--- Given exercise ---
Using the material below, copy every line where "with" appears.

Records excerpted from a collection
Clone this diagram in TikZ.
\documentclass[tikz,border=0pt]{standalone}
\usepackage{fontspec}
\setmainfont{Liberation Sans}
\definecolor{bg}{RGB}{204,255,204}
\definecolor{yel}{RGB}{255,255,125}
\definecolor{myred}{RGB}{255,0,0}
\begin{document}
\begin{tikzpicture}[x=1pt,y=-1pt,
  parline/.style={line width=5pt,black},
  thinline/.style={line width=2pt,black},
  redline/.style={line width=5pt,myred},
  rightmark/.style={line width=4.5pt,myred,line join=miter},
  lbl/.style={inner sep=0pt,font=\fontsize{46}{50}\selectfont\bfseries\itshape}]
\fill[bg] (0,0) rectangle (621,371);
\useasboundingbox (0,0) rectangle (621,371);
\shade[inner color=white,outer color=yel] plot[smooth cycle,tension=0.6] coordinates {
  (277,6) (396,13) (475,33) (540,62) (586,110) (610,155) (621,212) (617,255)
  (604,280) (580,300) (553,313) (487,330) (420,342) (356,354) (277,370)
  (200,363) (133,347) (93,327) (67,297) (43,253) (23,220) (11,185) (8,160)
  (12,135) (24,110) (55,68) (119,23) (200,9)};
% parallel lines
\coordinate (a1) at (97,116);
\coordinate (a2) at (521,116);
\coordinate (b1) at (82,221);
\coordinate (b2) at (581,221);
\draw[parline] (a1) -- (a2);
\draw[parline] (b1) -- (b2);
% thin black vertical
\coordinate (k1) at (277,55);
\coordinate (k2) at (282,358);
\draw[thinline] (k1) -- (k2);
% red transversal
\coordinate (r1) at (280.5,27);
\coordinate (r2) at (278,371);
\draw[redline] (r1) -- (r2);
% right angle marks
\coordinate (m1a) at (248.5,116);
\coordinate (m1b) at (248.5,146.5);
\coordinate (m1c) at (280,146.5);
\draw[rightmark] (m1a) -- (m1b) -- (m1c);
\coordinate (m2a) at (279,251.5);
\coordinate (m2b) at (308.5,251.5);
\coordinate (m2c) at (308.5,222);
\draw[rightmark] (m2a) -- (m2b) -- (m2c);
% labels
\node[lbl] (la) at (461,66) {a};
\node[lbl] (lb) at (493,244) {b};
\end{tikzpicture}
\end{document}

* * *

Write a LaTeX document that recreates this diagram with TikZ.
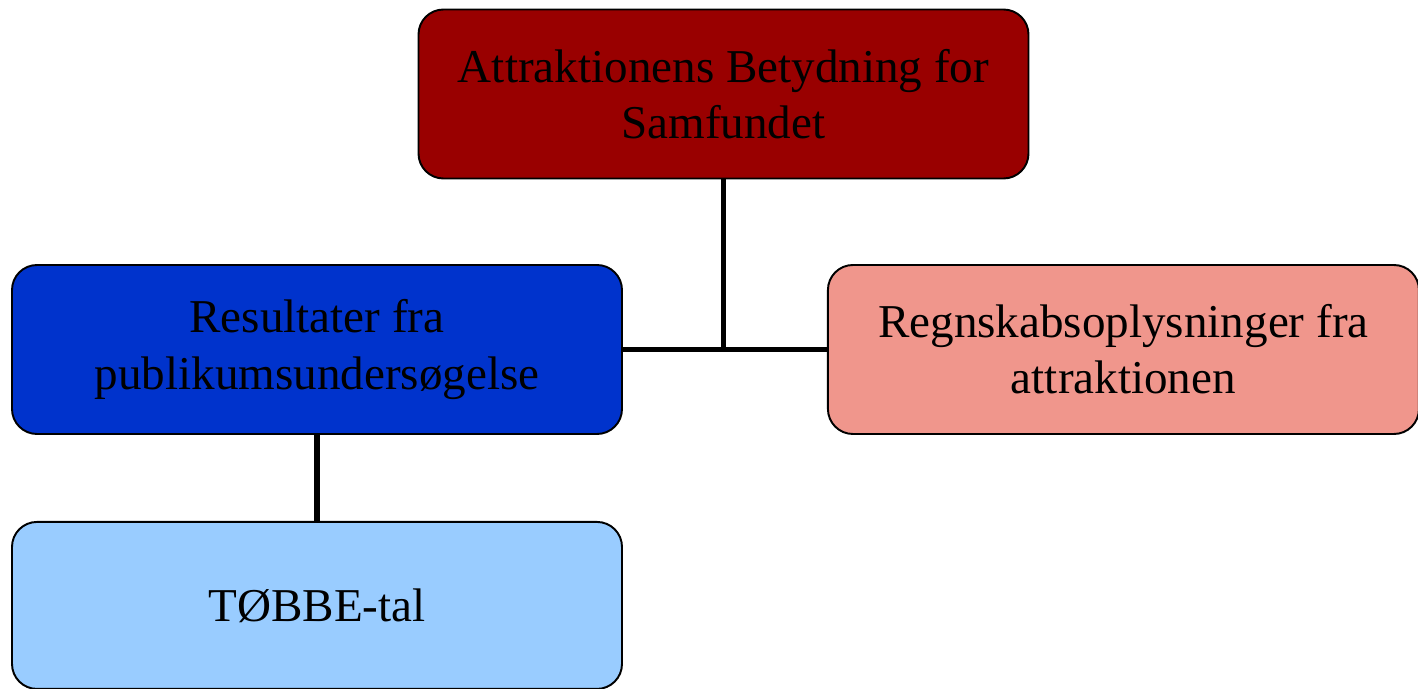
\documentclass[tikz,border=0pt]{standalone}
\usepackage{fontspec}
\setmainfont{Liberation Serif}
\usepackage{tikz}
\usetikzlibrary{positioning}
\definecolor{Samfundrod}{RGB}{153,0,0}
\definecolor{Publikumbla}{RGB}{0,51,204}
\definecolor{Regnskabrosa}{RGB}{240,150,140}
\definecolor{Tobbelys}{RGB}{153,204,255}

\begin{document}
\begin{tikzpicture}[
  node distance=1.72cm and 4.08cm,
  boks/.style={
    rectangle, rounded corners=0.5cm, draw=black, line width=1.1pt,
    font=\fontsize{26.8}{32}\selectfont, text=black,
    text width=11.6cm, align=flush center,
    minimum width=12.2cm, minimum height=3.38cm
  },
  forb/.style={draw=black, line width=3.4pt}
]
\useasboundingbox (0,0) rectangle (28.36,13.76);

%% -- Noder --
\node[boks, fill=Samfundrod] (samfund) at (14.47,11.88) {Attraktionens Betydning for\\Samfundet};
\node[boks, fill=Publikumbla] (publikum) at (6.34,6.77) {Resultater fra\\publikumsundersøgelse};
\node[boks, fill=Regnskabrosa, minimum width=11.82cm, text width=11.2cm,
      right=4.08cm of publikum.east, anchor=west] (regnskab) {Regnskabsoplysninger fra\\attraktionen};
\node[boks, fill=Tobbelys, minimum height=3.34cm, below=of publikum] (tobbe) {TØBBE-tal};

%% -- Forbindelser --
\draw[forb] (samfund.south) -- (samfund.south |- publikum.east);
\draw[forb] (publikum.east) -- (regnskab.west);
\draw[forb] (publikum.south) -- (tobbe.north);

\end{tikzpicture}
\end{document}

--

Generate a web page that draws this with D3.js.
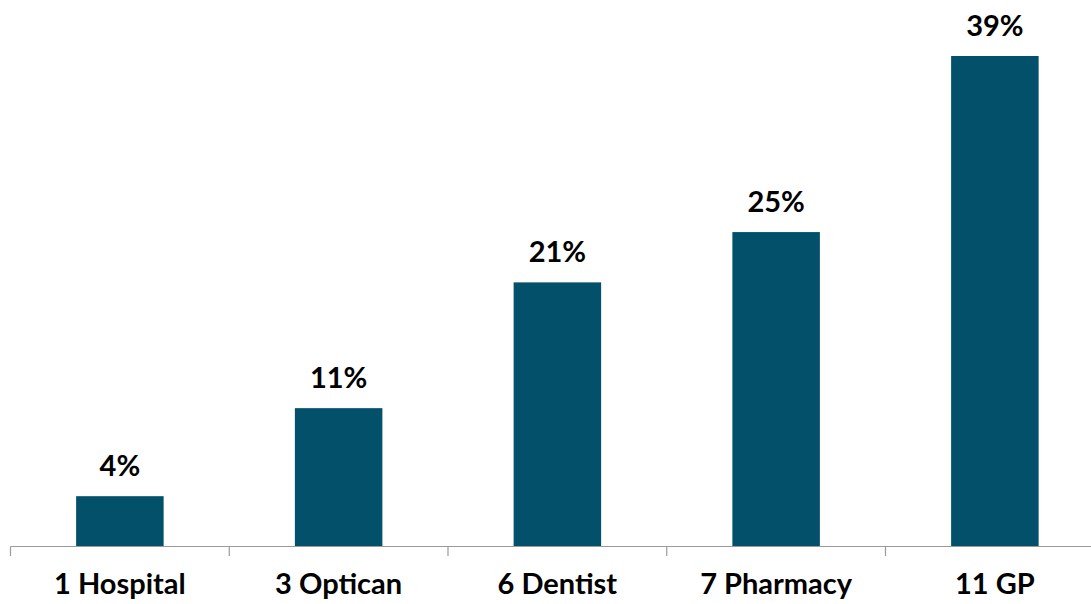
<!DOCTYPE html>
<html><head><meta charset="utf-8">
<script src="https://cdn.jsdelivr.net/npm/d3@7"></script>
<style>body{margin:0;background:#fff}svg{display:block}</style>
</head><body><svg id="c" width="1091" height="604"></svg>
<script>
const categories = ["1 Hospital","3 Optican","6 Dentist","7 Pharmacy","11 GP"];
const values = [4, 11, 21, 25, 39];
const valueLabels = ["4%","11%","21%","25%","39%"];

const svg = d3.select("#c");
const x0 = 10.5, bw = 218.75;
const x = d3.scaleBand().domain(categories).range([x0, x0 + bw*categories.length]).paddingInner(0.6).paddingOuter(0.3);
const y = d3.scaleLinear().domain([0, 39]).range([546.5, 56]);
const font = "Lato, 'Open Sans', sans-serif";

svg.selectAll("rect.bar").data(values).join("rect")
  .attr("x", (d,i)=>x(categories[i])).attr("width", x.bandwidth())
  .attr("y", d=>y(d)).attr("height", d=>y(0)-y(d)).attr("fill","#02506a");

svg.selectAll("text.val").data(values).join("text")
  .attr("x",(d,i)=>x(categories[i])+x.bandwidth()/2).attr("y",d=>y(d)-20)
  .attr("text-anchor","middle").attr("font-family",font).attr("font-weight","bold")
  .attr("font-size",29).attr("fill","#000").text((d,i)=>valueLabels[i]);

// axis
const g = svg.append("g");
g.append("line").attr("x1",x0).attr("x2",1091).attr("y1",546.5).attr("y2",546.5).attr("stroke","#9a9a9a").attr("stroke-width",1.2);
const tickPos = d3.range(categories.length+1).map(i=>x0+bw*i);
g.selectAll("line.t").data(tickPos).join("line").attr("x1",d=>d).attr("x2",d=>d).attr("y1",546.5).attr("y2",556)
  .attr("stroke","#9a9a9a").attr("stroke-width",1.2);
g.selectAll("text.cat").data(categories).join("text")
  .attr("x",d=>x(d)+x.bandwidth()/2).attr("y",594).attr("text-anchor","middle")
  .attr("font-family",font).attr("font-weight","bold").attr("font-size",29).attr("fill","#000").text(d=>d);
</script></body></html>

--- Answer for the task ---
Write a LaTeX document that recreates this diagram with TikZ.
Generate a web page that draws this with D3.js.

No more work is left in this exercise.